- _GIVEN TASK_
In the listing below, count each line containing "chart" and answer with the count only.

- _DATA SECTION_
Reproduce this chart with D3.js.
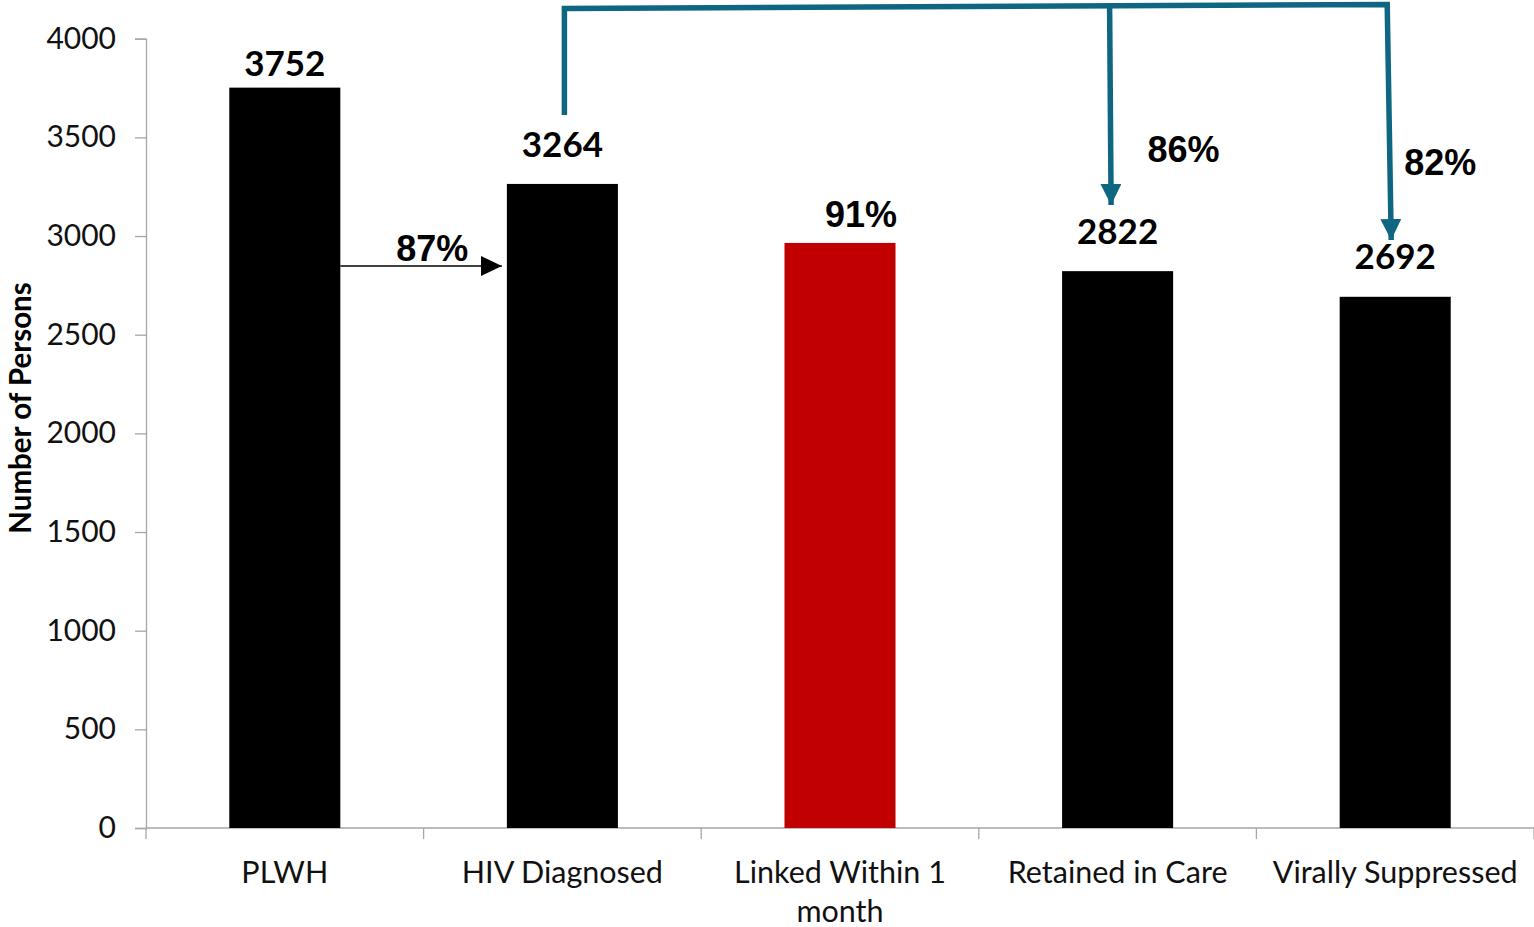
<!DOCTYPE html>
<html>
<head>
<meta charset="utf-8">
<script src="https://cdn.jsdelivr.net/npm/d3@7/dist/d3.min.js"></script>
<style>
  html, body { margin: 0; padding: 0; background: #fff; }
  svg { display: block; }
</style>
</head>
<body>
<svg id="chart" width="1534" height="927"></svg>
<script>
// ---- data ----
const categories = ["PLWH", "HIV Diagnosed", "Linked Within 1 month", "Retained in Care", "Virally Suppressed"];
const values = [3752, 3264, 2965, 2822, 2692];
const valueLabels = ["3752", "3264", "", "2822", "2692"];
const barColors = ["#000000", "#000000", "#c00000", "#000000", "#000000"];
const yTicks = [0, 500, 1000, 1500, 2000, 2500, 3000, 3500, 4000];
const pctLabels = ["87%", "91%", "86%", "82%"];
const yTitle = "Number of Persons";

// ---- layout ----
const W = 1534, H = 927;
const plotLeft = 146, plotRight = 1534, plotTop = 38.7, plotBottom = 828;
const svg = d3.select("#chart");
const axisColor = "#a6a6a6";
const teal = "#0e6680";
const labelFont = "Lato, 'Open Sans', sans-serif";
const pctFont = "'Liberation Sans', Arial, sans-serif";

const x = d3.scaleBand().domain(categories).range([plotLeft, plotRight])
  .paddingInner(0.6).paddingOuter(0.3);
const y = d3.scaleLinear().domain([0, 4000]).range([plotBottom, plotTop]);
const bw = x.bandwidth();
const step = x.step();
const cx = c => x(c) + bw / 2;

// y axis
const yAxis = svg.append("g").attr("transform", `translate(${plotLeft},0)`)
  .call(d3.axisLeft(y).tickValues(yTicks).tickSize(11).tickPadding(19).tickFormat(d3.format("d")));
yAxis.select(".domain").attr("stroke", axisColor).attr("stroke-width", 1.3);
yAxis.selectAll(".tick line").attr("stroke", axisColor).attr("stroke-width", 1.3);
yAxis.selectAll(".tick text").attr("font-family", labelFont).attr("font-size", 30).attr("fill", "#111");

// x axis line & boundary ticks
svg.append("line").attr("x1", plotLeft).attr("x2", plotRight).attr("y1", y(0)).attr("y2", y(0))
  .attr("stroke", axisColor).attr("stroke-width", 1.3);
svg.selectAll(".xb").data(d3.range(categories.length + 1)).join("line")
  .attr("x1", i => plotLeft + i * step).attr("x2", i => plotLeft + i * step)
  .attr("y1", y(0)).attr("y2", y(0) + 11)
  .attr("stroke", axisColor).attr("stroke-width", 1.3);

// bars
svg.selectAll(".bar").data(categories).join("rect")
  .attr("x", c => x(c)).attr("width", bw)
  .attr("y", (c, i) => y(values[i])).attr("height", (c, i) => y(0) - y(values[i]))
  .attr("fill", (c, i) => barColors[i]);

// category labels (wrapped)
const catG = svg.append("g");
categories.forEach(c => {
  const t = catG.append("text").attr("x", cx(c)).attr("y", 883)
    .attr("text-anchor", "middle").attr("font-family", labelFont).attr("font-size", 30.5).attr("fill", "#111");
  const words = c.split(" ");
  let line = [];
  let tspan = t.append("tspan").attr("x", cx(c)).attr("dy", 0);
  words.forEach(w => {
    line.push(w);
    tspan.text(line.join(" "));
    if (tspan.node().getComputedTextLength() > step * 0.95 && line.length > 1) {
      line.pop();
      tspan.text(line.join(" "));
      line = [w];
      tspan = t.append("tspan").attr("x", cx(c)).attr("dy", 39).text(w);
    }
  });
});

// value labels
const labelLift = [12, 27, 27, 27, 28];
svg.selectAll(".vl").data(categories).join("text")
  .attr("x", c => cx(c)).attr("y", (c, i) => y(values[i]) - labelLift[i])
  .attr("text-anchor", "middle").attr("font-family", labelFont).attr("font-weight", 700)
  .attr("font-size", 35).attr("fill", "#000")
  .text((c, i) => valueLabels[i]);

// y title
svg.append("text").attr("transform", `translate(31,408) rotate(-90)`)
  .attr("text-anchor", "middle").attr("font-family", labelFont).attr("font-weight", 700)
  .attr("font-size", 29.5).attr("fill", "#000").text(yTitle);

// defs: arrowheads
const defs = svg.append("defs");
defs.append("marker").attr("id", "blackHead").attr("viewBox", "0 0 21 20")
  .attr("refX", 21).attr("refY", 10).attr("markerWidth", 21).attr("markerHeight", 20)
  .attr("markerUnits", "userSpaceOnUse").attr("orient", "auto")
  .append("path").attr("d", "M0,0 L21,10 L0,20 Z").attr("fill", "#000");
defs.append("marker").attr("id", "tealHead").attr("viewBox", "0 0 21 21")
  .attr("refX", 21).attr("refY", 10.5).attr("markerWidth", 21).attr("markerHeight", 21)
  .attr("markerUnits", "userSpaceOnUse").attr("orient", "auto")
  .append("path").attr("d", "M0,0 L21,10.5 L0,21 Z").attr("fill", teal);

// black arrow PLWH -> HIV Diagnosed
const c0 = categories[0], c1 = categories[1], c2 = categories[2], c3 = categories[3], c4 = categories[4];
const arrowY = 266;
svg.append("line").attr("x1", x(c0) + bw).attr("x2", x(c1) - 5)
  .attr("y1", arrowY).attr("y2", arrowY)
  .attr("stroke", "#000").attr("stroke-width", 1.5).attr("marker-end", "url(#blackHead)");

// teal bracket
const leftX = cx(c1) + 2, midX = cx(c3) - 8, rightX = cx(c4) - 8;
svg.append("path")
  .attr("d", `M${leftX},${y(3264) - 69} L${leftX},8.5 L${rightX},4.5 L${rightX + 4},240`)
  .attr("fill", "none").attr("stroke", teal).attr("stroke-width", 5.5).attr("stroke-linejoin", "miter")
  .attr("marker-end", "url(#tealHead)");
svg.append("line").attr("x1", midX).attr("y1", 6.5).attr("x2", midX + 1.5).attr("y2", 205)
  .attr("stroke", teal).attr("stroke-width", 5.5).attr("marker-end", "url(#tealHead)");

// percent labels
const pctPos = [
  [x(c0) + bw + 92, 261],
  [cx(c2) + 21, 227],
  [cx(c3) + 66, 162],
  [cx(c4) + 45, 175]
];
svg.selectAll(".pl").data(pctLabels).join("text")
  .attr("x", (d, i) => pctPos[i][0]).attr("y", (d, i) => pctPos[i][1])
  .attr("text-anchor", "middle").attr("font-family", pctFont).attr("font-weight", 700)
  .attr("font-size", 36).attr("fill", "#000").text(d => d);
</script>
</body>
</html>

- _ANSWER FOR THE TASK_
3